The Solution with No Problem
The paper proposed boards of Artificial Intelligence Safety Engineers to ensure none of the following occur:
- Takeover (implicit or explicit) of resources such as money, land, water, rare elements, organic matter, the Internet, computer hardware, etc. and establish monopoly over access to them;
- Take over political control of local and federal governments as well as of international corporations, professional societies, and charitable organizations;
- Reveal informational hazards;
- Set up a total surveillance state (or exploit an existing one), reducing any notion of privacy to zero, including privacy of thought;
- Force merger (cyborgization) by requiring that all people have a brain implant which allows for direct mind control or override by the superintelligence;
- Enslave humankind, meaning restricting our freedom to move or otherwise choose what to do with our bodies and minds. This can be accomplished through forced cryonics or concentration camps;
- Abuse and torture humankind with perfect insight into our physiology to maximize amount of physical or
emotional pain, perhaps combining it with a simulated model of us to make the process infinitely long;
- Commit specicide against humankind, arguably the worst option for humans as it can’t be undone;
- Destroy or irreversibly change the planet, a significant portion of the Solar system, or even the universe;
- Unknown Unknowns. Given that a superintelligence is capable of inventing dangers we are not capable of
predicting, there is room for something much worse but which at this time has not been invented.

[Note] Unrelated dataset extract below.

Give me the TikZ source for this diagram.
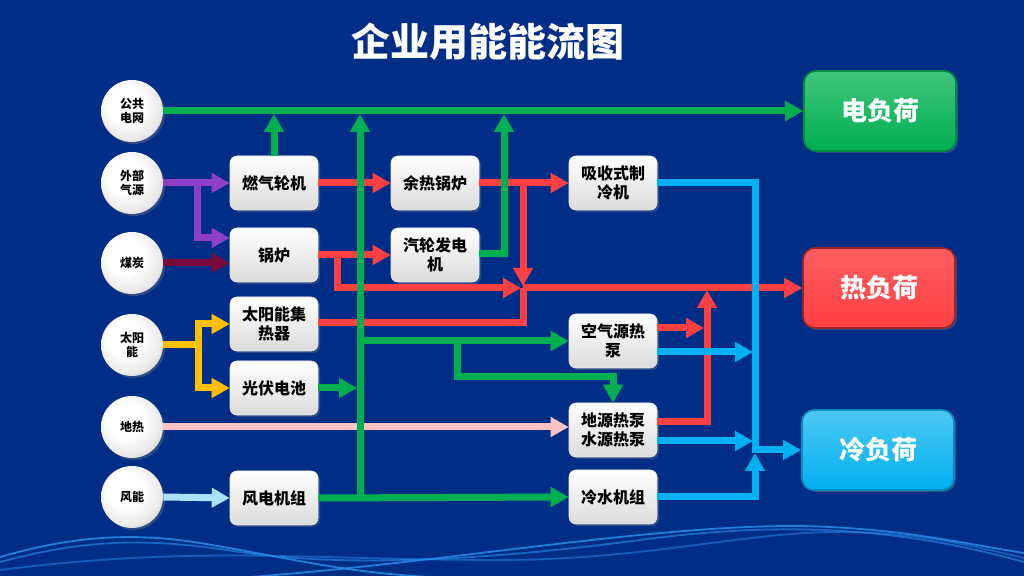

Some of these would make for ripping good science fiction plots, but it just isn’t realistic today. I don’t know. Maybe quantum supercomputers running brain simulations might get to the point where we have a computer Hitler (oops, Godwin’s law). Maybe not. But I think it is a little early to be worried about it. Meanwhile, the latest ARM and Intel chips may do a great job of looking smart in a video game or in some other limited situation. No amount of clever programming is going to make them become self-aware like Star Trek’s Mr. Data (or his evil twin
You might wonder what this has to do with Hackaday. Good question. In a world where economic professors get questioned because they are doing math on a plane, and where no one can reasonably tell a clock from a bomb from a politically-motivated stunt, people like us serve an important function. We understand what’s going on.
Politicians and courts have repeatedly demonstrated that they don’t get technology until many years after it becomes commonplace (if then). I still know people who think Google and Siri employ humans to listen to your commands and send back information. There are people who are sure that their TV sets can send audio and video back to someone (exactly who depends on the person in question). It is up to us to try to minimize the amount of crazy stuff gets spread around when it comes to technology.
I understand the desire to write papers about killer AIs taking over the world. Especially when [Elon Musk] is sending you grant money. What I don’t understand is why people who apparently understand technology and have a lot of money want to spin up the public on what today is a non-issue.
Think I’m wrong? (The Observer thinks so.) Is your smartphone going to enslave you if you download the latest episode of Candy Crush Saga? I’m sure I’ll hear about it in the comments.